= Task description =
Drop the pictures, then extract the listing word for word.

= Given material =
## Start
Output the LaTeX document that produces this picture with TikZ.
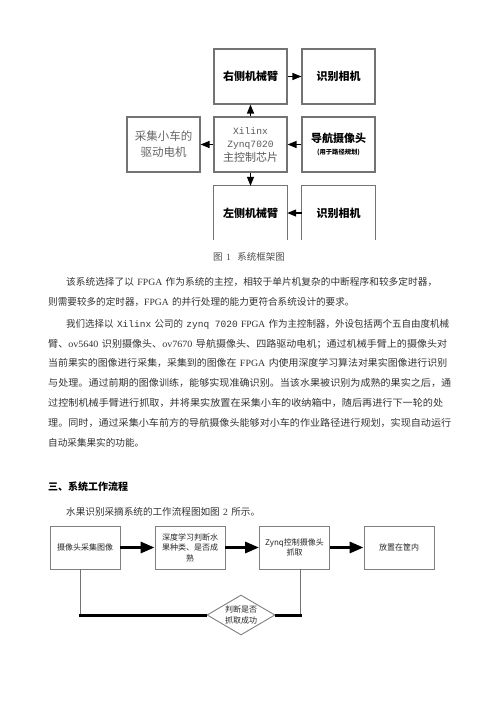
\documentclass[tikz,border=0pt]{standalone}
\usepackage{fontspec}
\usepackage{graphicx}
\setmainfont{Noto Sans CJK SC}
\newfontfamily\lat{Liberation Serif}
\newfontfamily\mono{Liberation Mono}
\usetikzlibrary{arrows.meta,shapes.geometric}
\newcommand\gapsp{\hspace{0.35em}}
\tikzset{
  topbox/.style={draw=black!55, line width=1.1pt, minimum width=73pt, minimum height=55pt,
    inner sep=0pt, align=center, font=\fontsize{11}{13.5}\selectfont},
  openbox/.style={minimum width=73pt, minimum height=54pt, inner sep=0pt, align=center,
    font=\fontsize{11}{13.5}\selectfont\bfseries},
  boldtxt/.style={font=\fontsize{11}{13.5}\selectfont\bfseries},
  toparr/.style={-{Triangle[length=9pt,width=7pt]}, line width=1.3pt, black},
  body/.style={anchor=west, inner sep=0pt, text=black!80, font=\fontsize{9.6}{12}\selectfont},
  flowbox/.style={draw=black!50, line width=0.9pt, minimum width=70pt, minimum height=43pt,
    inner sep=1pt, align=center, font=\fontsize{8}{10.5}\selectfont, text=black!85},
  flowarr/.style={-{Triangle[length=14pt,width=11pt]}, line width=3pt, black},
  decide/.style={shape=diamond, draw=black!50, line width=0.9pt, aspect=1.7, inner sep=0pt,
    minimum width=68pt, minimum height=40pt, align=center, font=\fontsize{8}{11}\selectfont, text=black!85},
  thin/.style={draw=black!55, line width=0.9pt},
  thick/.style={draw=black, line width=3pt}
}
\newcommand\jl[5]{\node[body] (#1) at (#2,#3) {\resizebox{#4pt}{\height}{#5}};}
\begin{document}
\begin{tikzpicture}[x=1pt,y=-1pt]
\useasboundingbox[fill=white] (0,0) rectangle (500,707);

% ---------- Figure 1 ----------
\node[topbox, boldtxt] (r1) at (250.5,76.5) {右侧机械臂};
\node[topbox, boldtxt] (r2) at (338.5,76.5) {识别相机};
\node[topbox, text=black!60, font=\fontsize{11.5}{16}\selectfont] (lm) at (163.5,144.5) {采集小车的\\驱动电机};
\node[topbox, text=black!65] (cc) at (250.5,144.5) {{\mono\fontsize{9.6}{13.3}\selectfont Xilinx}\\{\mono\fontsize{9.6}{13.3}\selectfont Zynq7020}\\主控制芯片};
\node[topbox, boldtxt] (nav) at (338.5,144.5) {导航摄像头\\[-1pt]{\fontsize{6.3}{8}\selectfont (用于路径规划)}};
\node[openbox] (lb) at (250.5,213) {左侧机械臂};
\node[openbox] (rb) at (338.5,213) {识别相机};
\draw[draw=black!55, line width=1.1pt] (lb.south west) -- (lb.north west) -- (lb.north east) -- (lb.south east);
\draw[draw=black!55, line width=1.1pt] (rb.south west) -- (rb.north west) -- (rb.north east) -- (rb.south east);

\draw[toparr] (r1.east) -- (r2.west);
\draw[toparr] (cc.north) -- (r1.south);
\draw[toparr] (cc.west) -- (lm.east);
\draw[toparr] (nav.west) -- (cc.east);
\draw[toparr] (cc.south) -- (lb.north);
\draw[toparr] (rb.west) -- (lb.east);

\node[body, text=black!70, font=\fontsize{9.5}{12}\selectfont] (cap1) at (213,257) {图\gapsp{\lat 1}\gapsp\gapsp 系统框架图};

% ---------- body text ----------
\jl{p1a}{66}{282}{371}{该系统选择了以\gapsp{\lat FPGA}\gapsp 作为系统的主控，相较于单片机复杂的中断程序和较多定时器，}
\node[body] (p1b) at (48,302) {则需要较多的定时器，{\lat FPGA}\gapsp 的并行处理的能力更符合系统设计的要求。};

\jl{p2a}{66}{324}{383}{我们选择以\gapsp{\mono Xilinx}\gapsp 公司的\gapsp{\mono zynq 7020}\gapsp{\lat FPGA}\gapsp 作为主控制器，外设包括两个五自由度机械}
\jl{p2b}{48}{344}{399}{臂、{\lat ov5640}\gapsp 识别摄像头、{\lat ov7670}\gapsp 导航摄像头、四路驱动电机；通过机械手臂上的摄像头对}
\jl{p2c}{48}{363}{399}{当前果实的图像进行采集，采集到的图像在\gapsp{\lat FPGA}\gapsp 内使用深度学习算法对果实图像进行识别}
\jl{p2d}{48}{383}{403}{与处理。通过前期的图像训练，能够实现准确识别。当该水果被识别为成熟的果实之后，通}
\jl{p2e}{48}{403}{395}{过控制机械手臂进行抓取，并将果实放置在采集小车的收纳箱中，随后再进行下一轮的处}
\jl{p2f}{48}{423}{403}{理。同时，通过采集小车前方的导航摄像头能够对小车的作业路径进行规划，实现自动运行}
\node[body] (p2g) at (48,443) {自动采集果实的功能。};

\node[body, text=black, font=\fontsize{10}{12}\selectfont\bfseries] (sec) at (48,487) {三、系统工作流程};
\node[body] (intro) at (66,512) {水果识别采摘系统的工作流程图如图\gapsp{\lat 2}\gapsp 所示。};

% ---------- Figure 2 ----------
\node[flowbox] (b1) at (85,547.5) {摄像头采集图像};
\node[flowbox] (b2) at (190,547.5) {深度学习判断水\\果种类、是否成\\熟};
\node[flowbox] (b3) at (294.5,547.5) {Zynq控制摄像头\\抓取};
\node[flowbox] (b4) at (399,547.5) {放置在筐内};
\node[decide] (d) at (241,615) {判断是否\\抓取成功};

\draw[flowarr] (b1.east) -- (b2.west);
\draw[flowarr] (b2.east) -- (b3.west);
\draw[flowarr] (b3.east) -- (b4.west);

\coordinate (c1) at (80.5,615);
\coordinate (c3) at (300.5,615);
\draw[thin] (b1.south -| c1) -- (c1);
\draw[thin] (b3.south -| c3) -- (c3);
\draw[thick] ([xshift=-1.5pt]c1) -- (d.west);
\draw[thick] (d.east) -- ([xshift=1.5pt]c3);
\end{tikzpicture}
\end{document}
## End
= Task solution =
Output the LaTeX document that produces this picture with TikZ.
\documentclass[tikz,border=0pt]{standalone}
\usepackage{fontspec}
\usepackage{graphicx}
\setmainfont{Noto Sans CJK SC}
\newfontfamily\lat{Liberation Serif}
\newfontfamily\mono{Liberation Mono}
\usetikzlibrary{arrows.meta,shapes.geometric}
\newcommand\gapsp{\hspace{0.35em}}
\tikzset{
  topbox/.style={draw=black!55, line width=1.1pt, minimum width=73pt, minimum height=55pt,
    inner sep=0pt, align=center, font=\fontsize{11}{13.5}\selectfont},
  openbox/.style={minimum width=73pt, minimum height=54pt, inner sep=0pt, align=center,
    font=\fontsize{11}{13.5}\selectfont\bfseries},
  boldtxt/.style={font=\fontsize{11}{13.5}\selectfont\bfseries},
  toparr/.style={-{Triangle[length=9pt,width=7pt]}, line width=1.3pt, black},
  body/.style={anchor=west, inner sep=0pt, text=black!80, font=\fontsize{9.6}{12}\selectfont},
  flowbox/.style={draw=black!50, line width=0.9pt, minimum width=70pt, minimum height=43pt,
    inner sep=1pt, align=center, font=\fontsize{8}{10.5}\selectfont, text=black!85},
  flowarr/.style={-{Triangle[length=14pt,width=11pt]}, line width=3pt, black},
  decide/.style={shape=diamond, draw=black!50, line width=0.9pt, aspect=1.7, inner sep=0pt,
    minimum width=68pt, minimum height=40pt, align=center, font=\fontsize{8}{11}\selectfont, text=black!85},
  thin/.style={draw=black!55, line width=0.9pt},
  thick/.style={draw=black, line width=3pt}
}
\newcommand\jl[5]{\node[body] (#1) at (#2,#3) {\resizebox{#4pt}{\height}{#5}};}
\begin{document}
\begin{tikzpicture}[x=1pt,y=-1pt]
\useasboundingbox[fill=white] (0,0) rectangle (500,707);

% ---------- Figure 1 ----------
\node[topbox, boldtxt] (r1) at (250.5,76.5) {右侧机械臂};
\node[topbox, boldtxt] (r2) at (338.5,76.5) {识别相机};
\node[topbox, text=black!60, font=\fontsize{11.5}{16}\selectfont] (lm) at (163.5,144.5) {采集小车的\\驱动电机};
\node[topbox, text=black!65] (cc) at (250.5,144.5) {{\mono\fontsize{9.6}{13.3}\selectfont Xilinx}\\{\mono\fontsize{9.6}{13.3}\selectfont Zynq7020}\\主控制芯片};
\node[topbox, boldtxt] (nav) at (338.5,144.5) {导航摄像头\\[-1pt]{\fontsize{6.3}{8}\selectfont (用于路径规划)}};
\node[openbox] (lb) at (250.5,213) {左侧机械臂};
\node[openbox] (rb) at (338.5,213) {识别相机};
\draw[draw=black!55, line width=1.1pt] (lb.south west) -- (lb.north west) -- (lb.north east) -- (lb.south east);
\draw[draw=black!55, line width=1.1pt] (rb.south west) -- (rb.north west) -- (rb.north east) -- (rb.south east);

\draw[toparr] (r1.east) -- (r2.west);
\draw[toparr] (cc.north) -- (r1.south);
\draw[toparr] (cc.west) -- (lm.east);
\draw[toparr] (nav.west) -- (cc.east);
\draw[toparr] (cc.south) -- (lb.north);
\draw[toparr] (rb.west) -- (lb.east);

\node[body, text=black!70, font=\fontsize{9.5}{12}\selectfont] (cap1) at (213,257) {图\gapsp{\lat 1}\gapsp\gapsp 系统框架图};

% ---------- body text ----------
\jl{p1a}{66}{282}{371}{该系统选择了以\gapsp{\lat FPGA}\gapsp 作为系统的主控，相较于单片机复杂的中断程序和较多定时器，}
\node[body] (p1b) at (48,302) {则需要较多的定时器，{\lat FPGA}\gapsp 的并行处理的能力更符合系统设计的要求。};

\jl{p2a}{66}{324}{383}{我们选择以\gapsp{\mono Xilinx}\gapsp 公司的\gapsp{\mono zynq 7020}\gapsp{\lat FPGA}\gapsp 作为主控制器，外设包括两个五自由度机械}
\jl{p2b}{48}{344}{399}{臂、{\lat ov5640}\gapsp 识别摄像头、{\lat ov7670}\gapsp 导航摄像头、四路驱动电机；通过机械手臂上的摄像头对}
\jl{p2c}{48}{363}{399}{当前果实的图像进行采集，采集到的图像在\gapsp{\lat FPGA}\gapsp 内使用深度学习算法对果实图像进行识别}
\jl{p2d}{48}{383}{403}{与处理。通过前期的图像训练，能够实现准确识别。当该水果被识别为成熟的果实之后，通}
\jl{p2e}{48}{403}{395}{过控制机械手臂进行抓取，并将果实放置在采集小车的收纳箱中，随后再进行下一轮的处}
\jl{p2f}{48}{423}{403}{理。同时，通过采集小车前方的导航摄像头能够对小车的作业路径进行规划，实现自动运行}
\node[body] (p2g) at (48,443) {自动采集果实的功能。};

\node[body, text=black, font=\fontsize{10}{12}\selectfont\bfseries] (sec) at (48,487) {三、系统工作流程};
\node[body] (intro) at (66,512) {水果识别采摘系统的工作流程图如图\gapsp{\lat 2}\gapsp 所示。};

% ---------- Figure 2 ----------
\node[flowbox] (b1) at (85,547.5) {摄像头采集图像};
\node[flowbox] (b2) at (190,547.5) {深度学习判断水\\果种类、是否成\\熟};
\node[flowbox] (b3) at (294.5,547.5) {Zynq控制摄像头\\抓取};
\node[flowbox] (b4) at (399,547.5) {放置在筐内};
\node[decide] (d) at (241,615) {判断是否\\抓取成功};

\draw[flowarr] (b1.east) -- (b2.west);
\draw[flowarr] (b2.east) -- (b3.west);
\draw[flowarr] (b3.east) -- (b4.west);

\coordinate (c1) at (80.5,615);
\coordinate (c3) at (300.5,615);
\draw[thin] (b1.south -| c1) -- (c1);
\draw[thin] (b3.south -| c3) -- (c3);
\draw[thick] ([xshift=-1.5pt]c1) -- (d.west);
\draw[thick] (d.east) -- ([xshift=1.5pt]c3);
\end{tikzpicture}
\end{document}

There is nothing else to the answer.